§ Dataset content:

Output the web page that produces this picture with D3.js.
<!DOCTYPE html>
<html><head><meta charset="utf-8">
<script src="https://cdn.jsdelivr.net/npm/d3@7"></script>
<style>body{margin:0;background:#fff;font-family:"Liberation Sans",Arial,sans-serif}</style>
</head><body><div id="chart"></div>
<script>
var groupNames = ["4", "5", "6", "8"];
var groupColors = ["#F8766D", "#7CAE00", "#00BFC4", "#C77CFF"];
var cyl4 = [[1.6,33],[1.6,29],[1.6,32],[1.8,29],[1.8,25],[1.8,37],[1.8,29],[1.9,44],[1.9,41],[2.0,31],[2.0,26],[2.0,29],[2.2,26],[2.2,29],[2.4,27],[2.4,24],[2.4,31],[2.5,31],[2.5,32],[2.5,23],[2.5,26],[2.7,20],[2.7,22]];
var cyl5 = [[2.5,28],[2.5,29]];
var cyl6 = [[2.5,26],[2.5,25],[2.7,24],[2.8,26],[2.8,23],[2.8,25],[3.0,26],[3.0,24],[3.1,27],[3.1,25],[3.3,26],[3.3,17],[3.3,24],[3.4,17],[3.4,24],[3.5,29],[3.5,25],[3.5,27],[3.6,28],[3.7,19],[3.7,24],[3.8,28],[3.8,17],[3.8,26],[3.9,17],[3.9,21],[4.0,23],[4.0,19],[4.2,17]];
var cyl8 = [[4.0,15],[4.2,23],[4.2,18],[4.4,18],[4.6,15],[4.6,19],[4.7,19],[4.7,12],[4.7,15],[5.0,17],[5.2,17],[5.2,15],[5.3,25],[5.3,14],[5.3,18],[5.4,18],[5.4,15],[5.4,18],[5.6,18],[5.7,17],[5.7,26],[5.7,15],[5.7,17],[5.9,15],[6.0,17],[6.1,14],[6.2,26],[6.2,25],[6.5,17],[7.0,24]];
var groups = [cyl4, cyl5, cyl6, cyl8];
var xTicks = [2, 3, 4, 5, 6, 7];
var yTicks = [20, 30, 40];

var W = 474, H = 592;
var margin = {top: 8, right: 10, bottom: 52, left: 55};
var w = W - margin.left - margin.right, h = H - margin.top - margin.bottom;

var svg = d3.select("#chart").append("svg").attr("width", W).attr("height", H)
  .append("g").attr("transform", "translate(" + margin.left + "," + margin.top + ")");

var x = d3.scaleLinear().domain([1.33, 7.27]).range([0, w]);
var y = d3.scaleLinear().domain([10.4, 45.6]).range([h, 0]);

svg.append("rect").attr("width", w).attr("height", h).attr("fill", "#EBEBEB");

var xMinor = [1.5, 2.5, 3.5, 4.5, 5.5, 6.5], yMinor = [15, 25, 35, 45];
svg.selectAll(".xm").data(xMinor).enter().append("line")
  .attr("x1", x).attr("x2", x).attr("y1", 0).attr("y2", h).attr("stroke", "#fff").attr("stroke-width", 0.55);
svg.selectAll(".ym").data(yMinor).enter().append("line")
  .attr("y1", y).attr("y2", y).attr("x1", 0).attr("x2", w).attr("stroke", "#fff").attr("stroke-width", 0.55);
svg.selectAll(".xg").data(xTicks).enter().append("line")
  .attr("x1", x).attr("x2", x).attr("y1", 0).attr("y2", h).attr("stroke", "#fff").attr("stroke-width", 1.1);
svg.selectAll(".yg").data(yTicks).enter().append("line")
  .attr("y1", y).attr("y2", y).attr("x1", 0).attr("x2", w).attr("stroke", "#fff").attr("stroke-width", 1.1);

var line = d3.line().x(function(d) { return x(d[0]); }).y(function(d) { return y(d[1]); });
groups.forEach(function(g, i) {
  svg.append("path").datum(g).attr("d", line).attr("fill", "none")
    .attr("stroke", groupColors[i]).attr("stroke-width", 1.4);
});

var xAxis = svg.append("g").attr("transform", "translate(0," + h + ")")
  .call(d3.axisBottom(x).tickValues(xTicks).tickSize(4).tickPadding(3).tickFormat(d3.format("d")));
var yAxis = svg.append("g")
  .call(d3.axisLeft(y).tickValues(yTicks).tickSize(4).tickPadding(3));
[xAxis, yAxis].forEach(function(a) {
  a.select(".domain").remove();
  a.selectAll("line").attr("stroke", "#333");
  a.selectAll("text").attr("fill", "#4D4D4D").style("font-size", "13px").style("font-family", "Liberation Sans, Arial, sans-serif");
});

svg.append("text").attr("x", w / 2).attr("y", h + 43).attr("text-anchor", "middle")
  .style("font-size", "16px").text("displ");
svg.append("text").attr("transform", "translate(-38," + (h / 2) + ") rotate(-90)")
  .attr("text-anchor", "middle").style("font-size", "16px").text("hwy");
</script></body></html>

§ Goal: Faithfully transcribe the whole of the data.

§ Solved problem:
Output the web page that produces this picture with D3.js.
<!DOCTYPE html>
<html><head><meta charset="utf-8">
<script src="https://cdn.jsdelivr.net/npm/d3@7"></script>
<style>body{margin:0;background:#fff;font-family:"Liberation Sans",Arial,sans-serif}</style>
</head><body><div id="chart"></div>
<script>
var groupNames = ["4", "5", "6", "8"];
var groupColors = ["#F8766D", "#7CAE00", "#00BFC4", "#C77CFF"];
var cyl4 = [[1.6,33],[1.6,29],[1.6,32],[1.8,29],[1.8,25],[1.8,37],[1.8,29],[1.9,44],[1.9,41],[2.0,31],[2.0,26],[2.0,29],[2.2,26],[2.2,29],[2.4,27],[2.4,24],[2.4,31],[2.5,31],[2.5,32],[2.5,23],[2.5,26],[2.7,20],[2.7,22]];
var cyl5 = [[2.5,28],[2.5,29]];
var cyl6 = [[2.5,26],[2.5,25],[2.7,24],[2.8,26],[2.8,23],[2.8,25],[3.0,26],[3.0,24],[3.1,27],[3.1,25],[3.3,26],[3.3,17],[3.3,24],[3.4,17],[3.4,24],[3.5,29],[3.5,25],[3.5,27],[3.6,28],[3.7,19],[3.7,24],[3.8,28],[3.8,17],[3.8,26],[3.9,17],[3.9,21],[4.0,23],[4.0,19],[4.2,17]];
var cyl8 = [[4.0,15],[4.2,23],[4.2,18],[4.4,18],[4.6,15],[4.6,19],[4.7,19],[4.7,12],[4.7,15],[5.0,17],[5.2,17],[5.2,15],[5.3,25],[5.3,14],[5.3,18],[5.4,18],[5.4,15],[5.4,18],[5.6,18],[5.7,17],[5.7,26],[5.7,15],[5.7,17],[5.9,15],[6.0,17],[6.1,14],[6.2,26],[6.2,25],[6.5,17],[7.0,24]];
var groups = [cyl4, cyl5, cyl6, cyl8];
var xTicks = [2, 3, 4, 5, 6, 7];
var yTicks = [20, 30, 40];

var W = 474, H = 592;
var margin = {top: 8, right: 10, bottom: 52, left: 55};
var w = W - margin.left - margin.right, h = H - margin.top - margin.bottom;

var svg = d3.select("#chart").append("svg").attr("width", W).attr("height", H)
  .append("g").attr("transform", "translate(" + margin.left + "," + margin.top + ")");

var x = d3.scaleLinear().domain([1.33, 7.27]).range([0, w]);
var y = d3.scaleLinear().domain([10.4, 45.6]).range([h, 0]);

svg.append("rect").attr("width", w).attr("height", h).attr("fill", "#EBEBEB");

var xMinor = [1.5, 2.5, 3.5, 4.5, 5.5, 6.5], yMinor = [15, 25, 35, 45];
svg.selectAll(".xm").data(xMinor).enter().append("line")
  .attr("x1", x).attr("x2", x).attr("y1", 0).attr("y2", h).attr("stroke", "#fff").attr("stroke-width", 0.55);
svg.selectAll(".ym").data(yMinor).enter().append("line")
  .attr("y1", y).attr("y2", y).attr("x1", 0).attr("x2", w).attr("stroke", "#fff").attr("stroke-width", 0.55);
svg.selectAll(".xg").data(xTicks).enter().append("line")
  .attr("x1", x).attr("x2", x).attr("y1", 0).attr("y2", h).attr("stroke", "#fff").attr("stroke-width", 1.1);
svg.selectAll(".yg").data(yTicks).enter().append("line")
  .attr("y1", y).attr("y2", y).attr("x1", 0).attr("x2", w).attr("stroke", "#fff").attr("stroke-width", 1.1);

var line = d3.line().x(function(d) { return x(d[0]); }).y(function(d) { return y(d[1]); });
groups.forEach(function(g, i) {
  svg.append("path").datum(g).attr("d", line).attr("fill", "none")
    .attr("stroke", groupColors[i]).attr("stroke-width", 1.4);
});

var xAxis = svg.append("g").attr("transform", "translate(0," + h + ")")
  .call(d3.axisBottom(x).tickValues(xTicks).tickSize(4).tickPadding(3).tickFormat(d3.format("d")));
var yAxis = svg.append("g")
  .call(d3.axisLeft(y).tickValues(yTicks).tickSize(4).tickPadding(3));
[xAxis, yAxis].forEach(function(a) {
  a.select(".domain").remove();
  a.selectAll("line").attr("stroke", "#333");
  a.selectAll("text").attr("fill", "#4D4D4D").style("font-size", "13px").style("font-family", "Liberation Sans, Arial, sans-serif");
});

svg.append("text").attr("x", w / 2).attr("y", h + 43).attr("text-anchor", "middle")
  .style("font-size", "16px").text("displ");
svg.append("text").attr("transform", "translate(-38," + (h / 2) + ") rotate(-90)")
  .attr("text-anchor", "middle").style("font-size", "16px").text("hwy");
</script></body></html>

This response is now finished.